Geoffrey Shaw ’10, vice chairman of the Yale Political Union’s Independent Party, said he is thrilled about Gore’s recognition and would like to see him in the White House.

Shaw said he joined the nationwide student Facebook group “Al Gore for President!” in support of Gore’s candidacy. But he said he has not done much to reach out to Yale students about convincing Gore to run because he doubts students can have a major impact on Gore’s decision.

Samuel Kahn ’08 said although Sen. Hillary Clinton LAW ’73 currently holds a commanding lead in most national polls, Gore’s entrance into the primaries could cause a significant realignment of many voters’ preferences.

“He could win if he entered, but I would be very, very surprised if he did this late in the game,” he said.

But Eric Baehr DIV ’09, founder of the Yale Conservative Council, said he thinks many of his Democratic peers would be unlikely to switch candidates at this point in the election cycle.

Some students said they are unhappy with the Nobel award and the nationwide press for Gore’s candidacy.

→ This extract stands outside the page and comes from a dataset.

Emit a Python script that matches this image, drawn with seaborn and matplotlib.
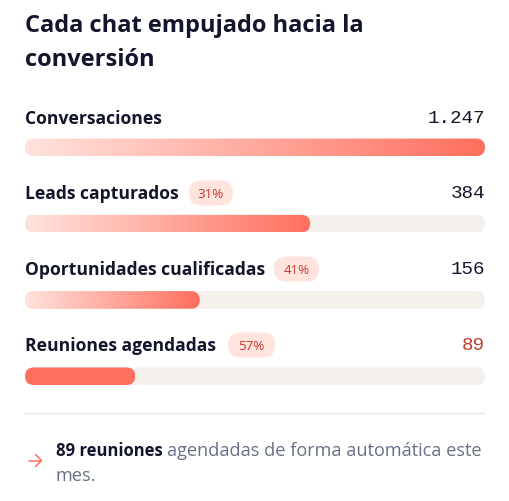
import numpy as np
import pandas as pd
import seaborn as sns
import matplotlib
matplotlib.use("Agg")
import matplotlib.pyplot as plt
from matplotlib.patches import FancyBboxPatch
from matplotlib.colors import LinearSegmentedColormap

categories = ["Conversaciones", "Leads capturados", "Oportunidades cualificadas", "Reuniones agendadas"]
value_labels = ["1.247", "384", "156", "89"]
fill_percent = [100, 62, 38, 24]
track_percent = [100, 100, 100, 100]
rate_labels = [None, "31%", "41%", "57%"]
title_lines = ["Cada chat empujado hacia la", "conversión"]

INK = "#12152B"; CORAL = "#FF6F5E"; LIGHT = "#FFE3DD"; TRACK = "#F4F0EB"; RED = "#C0392B"; GRAY = "#667085"
FONT = "Open Sans"

sns.set_theme(style="white")
plt.rcParams["font.family"] = [FONT, "DejaVu Sans"]
W, H = 510, 502
fig = plt.figure(figsize=(W / 100, H / 100), dpi=100, facecolor="white")

# bar axes: 0-100 % spans 25..485 px, one category = 76.3 px
top, step = 110.2, 76.3
ax = fig.add_axes([25 / W, 1 - (top + 4 * step) / H, 460 / W, 4 * step / H])
df = pd.DataFrame({"stage": categories, "track": track_percent, "fill": fill_percent})
bw = 17.6 / step
sns.barplot(df, y="stage", x="track", color=TRACK, saturation=1, width=bw, ax=ax, order=categories)
n_track = len(ax.patches)
sns.barplot(df, y="stage", x="fill", color=CORAL, saturation=1, width=bw, ax=ax, order=categories)
ax.set_xlim(0, 100)
ax.set_ylim(3.5, -0.5)
ax.axis("off")

asp = 4.6 / step
rad = 9 / 4.6
def rounded(p):
    return FancyBboxPatch((p.get_x(), p.get_y()), p.get_width(), p.get_height(),
                          boxstyle=f"round,pad=0,rounding_size={rad}",
                          mutation_aspect=asp, transform=ax.transData, fc="none", ec="none")

cmap = LinearSegmentedColormap.from_list("g", [LIGHT, CORAL])
for i, p in enumerate(ax.patches):
    p.set_linewidth(0)
    p.set_clip_path(rounded(p))
    if i >= n_track and i - n_track < 3:
        p.set_facecolor(LIGHT)
        x0, w, y0, h = p.get_x(), p.get_width(), p.get_y(), p.get_height()
        im = ax.imshow(np.linspace(0, 1, 256)[None, :], cmap=cmap, aspect="auto",
                       extent=(x0, x0 + w, y0 + h, y0), zorder=3, interpolation="bilinear")
        im.set_clip_path(rounded(p))
ax.set_xlim(0, 100)
ax.set_ylim(3.5, -0.5)

# overlay in figure pixels for text
tx = fig.add_axes([0, 0, 1, 1], facecolor="none")
tx.set_xlim(0, W); tx.set_ylim(H, 0); tx.axis("off")

for line, y in zip(title_lines, [26, 60]):
    tx.text(25, y, line, fontsize=17, fontweight=700, color=INK, va="center", ha="left")

label_y = [118, 193, 269, 345]
label_w = [None, 189, 274, 228]
pill_w = [None, 44, 45, 47]
for i, cat in enumerate(categories):
    tx.text(25, label_y[i] + 1.5, cat, fontsize=12.6, fontweight=700, color=INK, va="center", ha="left")
    tx.text(485, label_y[i] + 0.5, value_labels[i], fontsize=13.9, family=["Liberation Mono"],
            color=RED if i == 3 else INK, va="center", ha="right")
    if rate_labels[i]:
        x0, w = label_w[i], pill_w[i]
        tx.add_patch(FancyBboxPatch((x0, label_y[i] - 11.5), w, 25,
                                    boxstyle="round,pad=0,rounding_size=12.5", fc=LIGHT, ec="none"))
        tx.text(x0 + w / 2, label_y[i] + 1.5, rate_labels[i], fontsize=9.6, color=RED, va="center", ha="center")

tx.plot([25, 485], [413.5, 413.5], color="#E8E8E8", lw=1)

# arrow
tx.plot([29, 41.5], [461.5, 461.5], color=CORAL, lw=1.1, solid_capstyle="round")
tx.plot([35.5, 41.5, 35.5], [455.5, 461.5, 467.5], color=CORAL, lw=1.1, solid_capstyle="round", solid_joinstyle="miter")

tx.text(56, 451, "89 reuniones", fontsize=12, fontweight=700, color=INK, va="center", ha="left")
tx.text(167, 451, "agendadas de forma automática este", fontsize=13.05, color=GRAY, va="center", ha="left")
tx.text(56, 476, "mes.", fontsize=13.05, color=GRAY, va="center", ha="left")

fig.savefig("out.png", dpi=100, facecolor="white")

Frederick Mocatta ’10 said he believes the Nobel committee displayed its arrogance in trying to influence national opinion by awarding Gore the prize.

“An international peace prize should be for an uncontroversial figure who has incontrovertibly saved lives,” he said. “If they cannot find such a person, they should not award the prize.”

Isaac Benowitz MED ’11 said he believes Gore should not be president because he is inextricably tied in the public mind to the issue of climate change.

“I think he has been able to accomplish a lot of important work in the past few years that he probably would not have been able to do if he were serving as president,” he said. “He occupies a unique position.”

Baehr said he thinks Gore has become a single-issue candidate, which would make it difficult for him to run.

Still, many University faculty members and students said they think Gore will continue to influence the public debate about global warming, regardless of his decision to run for president.

“He has proven to be a very successful environmental advocate, and I hope he continues in that role,” said David Esty LAW ’86, director of the Yale Center for Environmental Law and Policy and a professor at both the Law School and the School of Forestry & Environmental Studies, in an e-mail. “Al Gore has done a great service to our country and the world in raising consciousness about climate change.”

In addition to being awarded the Nobel Peace Prize, Gore won an Academy Award for Documentary Feature in 2006 for “An Inconvenient Truth” — in which he narrates a slide show about the effects of global warming — and a Primetime Emmy Award for “Outstanding Creative Achievement in Interactive Television” in 2007 for his television network, Current TV.